We’ve seen white people put on the receiving end of the sexual violence committed against indigenous peoples in films such as the gangrape of Faye Daniels (Francesca Ciardi) at the end of Deodato’s own Cannibal Holocaust (1980), and we’ve even seen white men emasculated via the literal removal of their penis in films such as Cannibal Ferox (1981) and Slave of the Cannibal God (1978), but when white men receive violence that targets their gender in these movies they never appear fully naked except in Last Cannibal World, where the camera lingers across Foschi’s exposed body the same way it lingers on Mei Mei Lai’s in later scenes. Through his complete nudity and the camera’s lengthy depiction of it, the film explicitly disempowers Robert in a way that carries throughout the rest of the film. Even when he commits acts of “retributory” violence against the natives, such as the rape of Pulan or his fatal defeat and consumption of a tribesman in combat, Robert is never seen fully clothed again. In the end he may escape and return to “civilization”, but our last image of Robert is a dirty, bloodied, almost naked man fleeing Mindanao in a plane, reminiscent of the American choppers seen fleeing the Fall of Saigon.
Another way in which Last Cannibal World sticks out from its contemporaries and what would follow it in the cannibal subgenre is its depiction of cannibalism and tribal violence, another remnant of Vietnam’s greater cultural trauma. The tribe in Last Cannibal World is not mindlessly violent, such as the Ya̧nomamö in Cannibal Holocaust, but instead deeply strategic in a way that mirrors the Viet Cong. The tribe uses snake venom-tipped spears as weapons, a tactic also applied via urban legend to the Viet Cong. They have an intricate knowledge of the jungle that Robert and his companions repeatedly get turned around in, leading to him forcing Pulan to help him find his way back to the airstrip. Using this knowledge, the tribe fills the jungle with intricate traps, many of which almost kill Robert and take out the rest of his party. The echoes of Western military powers’ defeat in the jungles of Vietnam are felt as Robert is increasingly outmatched by those he deems “savages”.
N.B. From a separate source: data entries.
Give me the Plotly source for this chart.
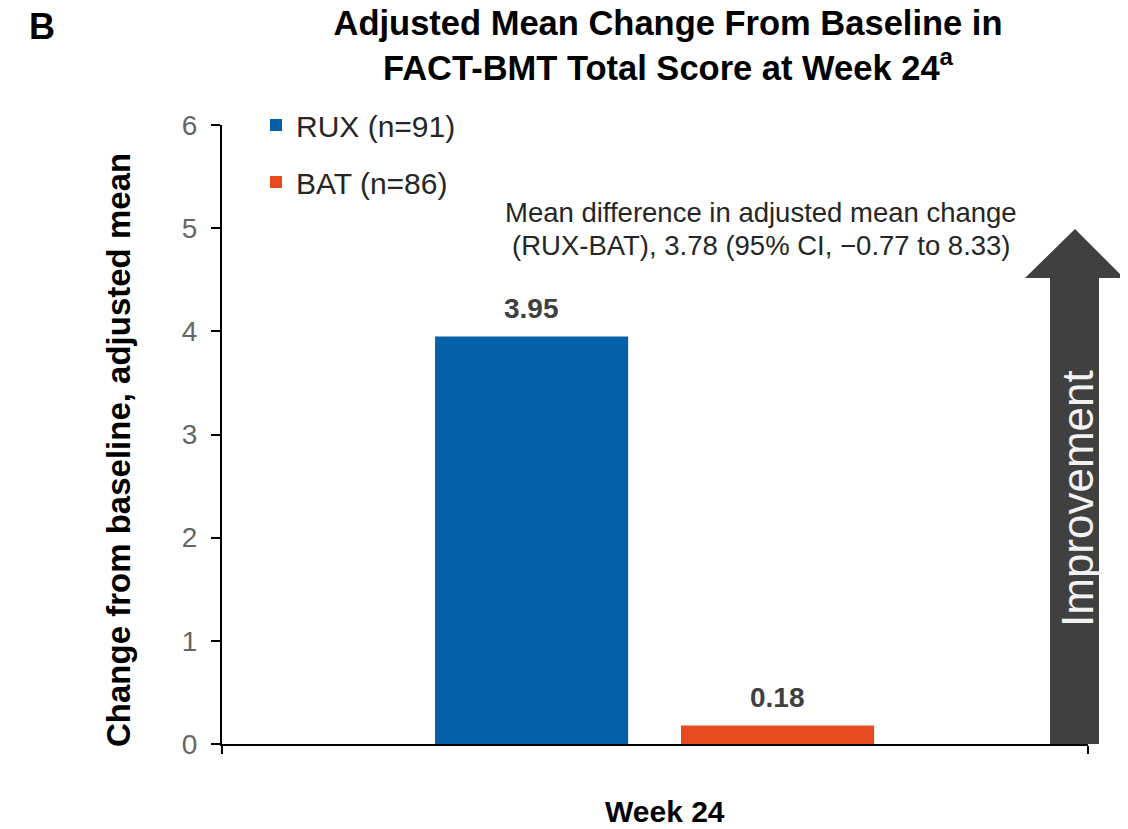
import plotly.graph_objects as go

# ---- data ----
categories = ["Week 24"]
series_names = ["RUX (n=91)", "BAT (n=86)"]
rux_values = [3.95]
bat_values = [0.18]
y_ticks = [0, 1, 2, 3, 4, 5, 6]

# ---- styles ----
colors = ["#0560A8", "#E64A1E"]
bar_width = 0.223
bar_offsets = [-0.254, 0.030]
FONT = "Liberation Sans, Arial, sans-serif"

# page body has an 8px margin, so the figure is sized to the visible area
W, H = 1120, 821
ML, MR, MT, MB = 214, 40, 117, 85
plot_w, plot_h = W - ML - MR, H - MT - MB


def px(xr):  # reference x pixel -> plot-area paper x
    return (xr - 8 - ML) / plot_w


def py(yr):  # reference y pixel -> plot-area paper y
    return (H - MB - (yr - 8)) / plot_h


fig = go.Figure()
for name, vals, col, off, grp in zip(series_names, [rux_values, bat_values], colors, bar_offsets, ["g1", "g2"]):
    fig.add_trace(go.Bar(
        x=categories, y=vals, name=name, marker=dict(color=col, line=dict(width=0)),
        width=bar_width, offset=off, legendgroup=grp, hoverinfo="skip",
    ))
    for i, v in enumerate(vals):
        fig.add_annotation(
            x=i + off + bar_width / 2, y=v, xref="x", yref="y",
            text=f"<b>{v:.2f}</b>", showarrow=False, yshift=28, yanchor="middle",
            font=dict(family=FONT, size=28, color="#404040"),
        )

# improvement arrow (paper coords)
ax = [px(1050), px(1025), px(1075), px(1124), px(1099)]
ay_base, ay_tip = py(278), py(229)
arrow_path = (f"M {ax[0]} 0 L {ax[0]} {ay_base} L {ax[1]} {ay_base} L {ax[2]} {ay_tip} "
              f"L {ax[3]} {ay_base} L {ax[4]} {ay_base} L {ax[4]} 0 Z")
fig.add_shape(type="path", path=arrow_path, xref="paper", yref="paper",
              fillcolor="#404040", line=dict(width=0), layer="below")
fig.add_annotation(x=px(1077), y=py(499), xref="paper", yref="paper", text="Improvement",
                   textangle=-90, showarrow=False, xanchor="center", yanchor="middle",
                   font=dict(family=FONT, size=44, color="#F2F2F2"))

note_lines = ["Mean difference in adjusted mean change",
              "(RUX-BAT), 3.78 (95% CI, \u22120.77 to 8.33)"]
for line, yr in zip(note_lines, [213, 245]):
    fig.add_annotation(x=px(761), y=py(yr), xref="paper", yref="paper", text=line,
                       showarrow=False, xanchor="center", yanchor="middle",
                       font=dict(family=FONT, size=27.5, color="#262626"))

fig.add_annotation(x=px(42), y=py(27), xref="paper", yref="paper",
                   text="<b>B</b>", showarrow=False, xanchor="center", yanchor="middle",
                   font=dict(family=FONT, size=36, color="black"))

fig.add_annotation(x=px(665), y=py(812), xref="paper", yref="paper",
                   text="<b>Week 24</b>", showarrow=False, xanchor="center", yanchor="middle",
                   font=dict(family=FONT, size=30, color="black"))

# y-axis title
fig.add_annotation(x=px(118), y=py(450), xref="paper", yref="paper",
                   text="<b>Change from baseline, adjusted mean</b>", textangle=-90,
                   showarrow=False, xanchor="center", yanchor="middle",
                   font=dict(family=FONT, size=33, color="black"))

fig.update_layout(
    width=W, height=H,
    margin=dict(l=ML, r=MR, t=MT, b=MB),
    plot_bgcolor="white", paper_bgcolor="white",
    barmode="overlay",
    title=dict(text="<b>Adjusted Mean Change From Baseline in<br>FACT-BMT Total Score at Week 24<sup>a</sup></b>",
               x=(668 - 8) / W, xanchor="center", y=1 - 27 / H, yanchor="middle", yref="container",
               font=dict(family=FONT, size=34.5, color="black")),
    legend=dict(x=px(256), y=py(99), xanchor="left", yanchor="top", traceorder="grouped",
                tracegroupgap=15, bgcolor="rgba(0,0,0,0)", itemwidth=30,
                font=dict(family=FONT, size=30, color="#262626")),
    xaxis=dict(type="category", range=[-0.5, 0.5], showticklabels=False, tickson="boundaries",
               ticks="outside", ticklen=8, tickwidth=2, tickcolor="black",
               showline=True, linecolor="black", linewidth=2, showgrid=False, zeroline=False),
    yaxis=dict(range=[0, 6], tickvals=y_ticks, ticks="outside", ticklen=9, tickwidth=2,
               tickcolor="black", showline=True, linecolor="black", linewidth=2,
               showgrid=False, zeroline=False, ticklabelstandoff=8,
               tickfont=dict(family=FONT, size=28, color="#666666")),
)

fig.write_html("out.html")
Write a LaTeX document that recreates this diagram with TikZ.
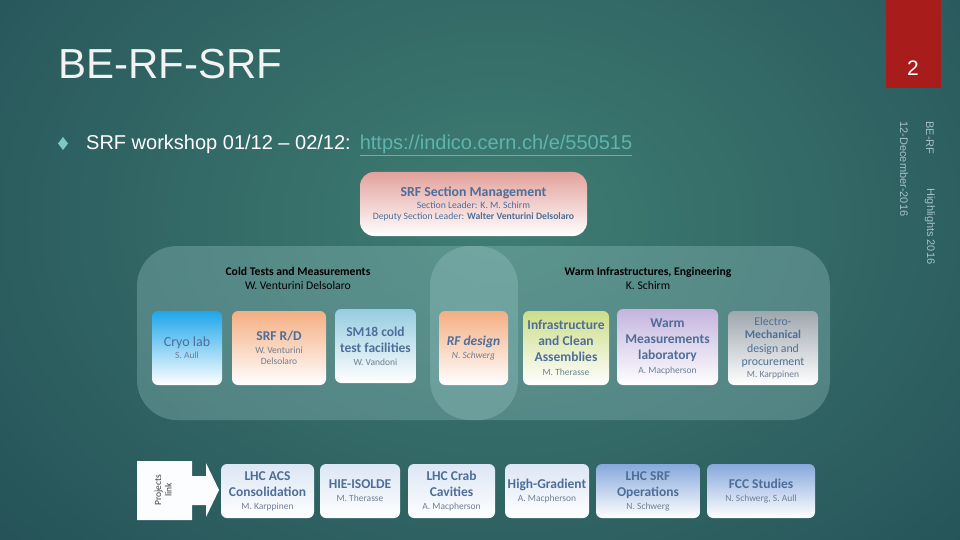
\documentclass[tikz,border=0pt]{standalone}
\usepackage{xcolor}
\usepackage{fontspec}
\setmainfont{Carlito}
\newfontfamily\arialfont{Liberation Sans}
\usepackage{tikz}
\usetikzlibrary{positioning}
\definecolor{bgdark}{HTML}{123344}
\definecolor{bgmid}{HTML}{3F7D73}
\definecolor{tabred}{HTML}{A81C1C}
\definecolor{boxtext}{HTML}{4E6E99}
\definecolor{nametext}{HTML}{6E7F95}
\definecolor{linkc}{HTML}{5DB5AE}
\definecolor{bulletc}{HTML}{7FC6C8}
\definecolor{sidetext}{HTML}{A9BFC9}
\definecolor{mgmtc}{HTML}{E3A19C}
\definecolor{cryoc}{HTML}{1EA6EA}
\definecolor{orangec}{HTML}{F5AE82}
\definecolor{smc}{HTML}{96CCE0}
\definecolor{greenc}{HTML}{CCDD88}
\definecolor{lavc}{HTML}{C4B4DE}
\definecolor{greyc}{HTML}{9EA6AE}
\definecolor{projc}{HTML}{DCE6F4}
\definecolor{bluec}{HTML}{86A8DC}
\definecolor{groupc}{HTML}{A2CFCF}
\newcommand{\pname}[1]{{\fontsize{9.5}{11}\selectfont\mdseries\color{nametext}#1}}

\begin{document}
\begin{tikzpicture}[x=1pt, y=-1pt,
			unit/.style={rounded corners=6pt, top color=#1, bottom color=white,
				align=center, text=boxtext, inner sep=0pt,
				font=\fontsize{13.5}{16}\selectfont\bfseries},
			group/.style={rounded corners=40pt, fill=groupc, fill opacity=0.3,
				inner sep=0pt},
			head/.style={align=center, font=\fontsize{11.7}{14}\selectfont},
			side/.style={rotate=-90, anchor=west, text=sidetext,
				font=\arialfont\fontsize{11}{13}\selectfont}]
		\useasboundingbox (0,0) rectangle (960,540);
		\fill[bgdark] (0,0) rectangle (960,540);
		\begin{scope}
			\clip (0,0) rectangle (960,540);
			\shade[inner color=bgmid, outer color=bgdark] (500,220) ellipse (1150 and 850);
		\end{scope}

		\fill[tabred] (886,0) rectangle (941,88);
		\node[anchor=base, text=white, font=\arialfont\fontsize{21}{24}\selectfont] (page) at (913,76) {2};
		\node[side] (dept) at (930,118) {BE-RF};
		\node[side] (hl) at (930,185) {Highlights 2016};
		\node[side] (date) at (904,118) {12-December-2016};

		\node[anchor=base west, inner sep=0pt, text=white!95!black,
			font=\arialfont\fontsize{42}{48}\selectfont] (title) at (58,79) {BE-RF-SRF};
		\fill[bulletc] (63,137) -- (68,143.5) -- (63,150) -- (58,143.5) -- cycle;
		\node[anchor=base west, inner sep=0pt, text=white,
			font=\arialfont\fontsize{20}{24}\selectfont] (ws) at (86,150)
			{SRF workshop 01/12 – 02/12:\hspace{9pt}\textcolor{linkc}{\underline{https://indico.cern.ch/e/550515}}};

		\node[unit=mgmtc, rounded corners=14pt, minimum width=227, minimum height=64,
			font=\fontsize{9.7}{11}\selectfont] (mgmt) at (473.5,204)
			{{\fontsize{13.8}{15}\selectfont\bfseries SRF Section Management}\\[1pt]
			Section Leader: K. M. Schirm\\Deputy Section Leader: \textbf{Walter Venturini Delsolaro}};

		\node[group, minimum width=381, minimum height=174] (cold) at (327.5,333) {};
		\node[group, minimum width=400, minimum height=174] (warm) at (630,333) {};
		\node[head] (coldhead) at (298,278) {\textbf{Cold Tests and Measurements}\\W. Venturini Delsolaro};
		\node[head] (warmhead) at (648,278) {\textbf{Warm Infrastructures, Engineering}\\K. Schirm};

		\node[unit=cryoc, minimum width=70, minimum height=74] (cryo) at (187,348)
			{{\mdseries\fontsize{14}{15}\selectfont Cryo lab}\\[-4pt]\pname{S. Aull}};
		\node[unit=orangec, minimum width=94, minimum height=74] (srfrd) at (279,348)
			{SRF R/D\\[-3pt]\pname{W. Venturini}\\[-5pt]\pname{Delsolaro}};
		\node[unit=smc, minimum width=81, minimum height=74] (sm18) at (375.5,346)
			{SM18 cold\\test facilities\\[-3pt]\pname{W. Vandoni}};
		\node[unit=orangec, minimum width=69, minimum height=74] (rfdes) at (473.5,348)
			{\itshape RF design\\[-3pt]\pname{\itshape N. Schwerg}};
		\node[unit=greenc, minimum width=86, minimum height=74] (infra) at (566,348)
			{Infrastructure\\and Clean\\Assemblies\\[-2pt]\pname{M. Therasse}};
		\node[unit=lavc, minimum width=101, minimum height=76] (wml) at (667.5,347)
			{Warm\\Measurements\\laboratory\\[-2pt]\pname{A. Macpherson}};
		\node[unit=greyc, minimum width=90, minimum height=74,
			font=\fontsize{11.8}{13.5}\selectfont] (emech) at (773,348)
			{Electro-\\\textbf{Mechanical}\\design and\\procurement\\[-2pt]\pname{M. Karppinen}};

		\fill[white!92!projc] (137,461) -- (192,461) -- (192,476) -- (206,476) -- (206,463)
			-- (219,490) -- (206,517) -- (206,505) -- (192,505) -- (192,520) -- (137,520) -- cycle;
		\node[rotate=90, align=center, text=black!75, font=\fontsize{9.5}{10.5}\selectfont]
			(plink) at (163,490) {Projects\\link};

		\node[unit=projc, minimum width=93, minimum height=54] (acs) at (267.5,491)
			{LHC ACS\\Consolidation\\[-3pt]\pname{M. Karppinen}};
		\node[unit=projc, minimum width=80, minimum height=54] (hie) at (360,491)
			{HIE-ISOLDE\\[-3pt]\pname{M. Therasse}};
		\node[unit=projc, minimum width=87, minimum height=54] (crab) at (451.5,491)
			{LHC Crab\\Cavities\\[-3pt]\pname{A. Macpherson}};
		\node[unit=projc, minimum width=84, minimum height=54] (hg) at (547,491)
			{High-Gradient\\[-3pt]\pname{A. Macpherson}};
		\node[unit=bluec, minimum width=104, minimum height=54] (lhcsrf) at (648,491)
			{LHC SRF\\Operations\\[-3pt]\pname{N. Schwerg}};
		\node[unit=bluec, minimum width=108, minimum height=54] (fcc) at (761,491)
			{FCC Studies\\[-3pt]\pname{N. Schwerg, S. Aull}};
	\end{tikzpicture}
\end{document}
The cannibalism depicted in the film is also not spontaneous, but deeply ritualistic and tied to emotional weight. The people eaten are cooked, and in most cases, shown are killed and consumed as part of a justice system within the tribe. However, the most notable consumption does not feel like a matter of justice, but rather a final reminder to Robert and all he represents that the jungle does not belong to him.
After Robert has raped Pulan (and, problematically, formed a sort of romantic relationship with her) and she has guided him back to the airstrip, the tribe kills Pulan just as Robert is about to escape with her. Robert watches as the tribe consumes Pulan, set to a soft and beautiful score in an ironic stylistic choice that Deodato would become known for later with Cannibal Holocaust. The ritual in which Pulan is prepared and consumed is almost depicted with a sense of beauty, similar to the sense of beauty the expansive jungle, with all its dangerous tribes and wildlife, is depicted with as Robert journeys through it. On a more obvious level, there is the Orientalist “beauty of the unknown”, but on a subconscious level, the beauty of Pulan’s consumption comes from robbing Robert of his “War Bride”. Throughout the film, Robert is only allowed victories that dehumanize him. To escape with Pulan would be a colonialist victory, one that the tribe doesn’t allow, contributing to the film’s throughline of disempowering the colonizer as punishment for his crimes.
Though impressive in its transgressiveness, Last Cannibal World is obviously a double-edged sword, playing into racist and misogynistic tropes as well as subverting them. Deodato seems incapable of making a statement on colonialism through mondo without falling victim to his own criticisms, as he did with his egregiously unethical behavior during the production of Cannibal Holocaust. However, the controversy has only contributed to a cultural legacy that has made the works of Deodato persist, while his contemporaries like Umberto Lenzi have been forgotten. In a 2015 interview with Tristan Thomas alongside Francesca Ciardi, Mei Mei Lai said that while “I don’t like watching my own films, certainly not the cannibal ones”, her outlook on her work in the mondo genre has somewhat changed with the distance of the decades. “I’m glad now that they were controversial. I wasn’t pleased at the time, but on reflection the more controversial they were, the better it was for me. But at the time it wasn’t so good.” The cannibal subgenre is one full of contradictions and hypocrisies, but its controversy and exploitation comes hand in hand with shining a light on colonialist legacy in the Global South and East through upsetting art. Mondo cinema may be uncomfortable to sit through, but it is ultimately a consequence of real life atrocity, and as “Napalm Girl” Phan Thi Kim Phuc wrote, “It is easier to hide from the realities of war if we don’t see the consequences.”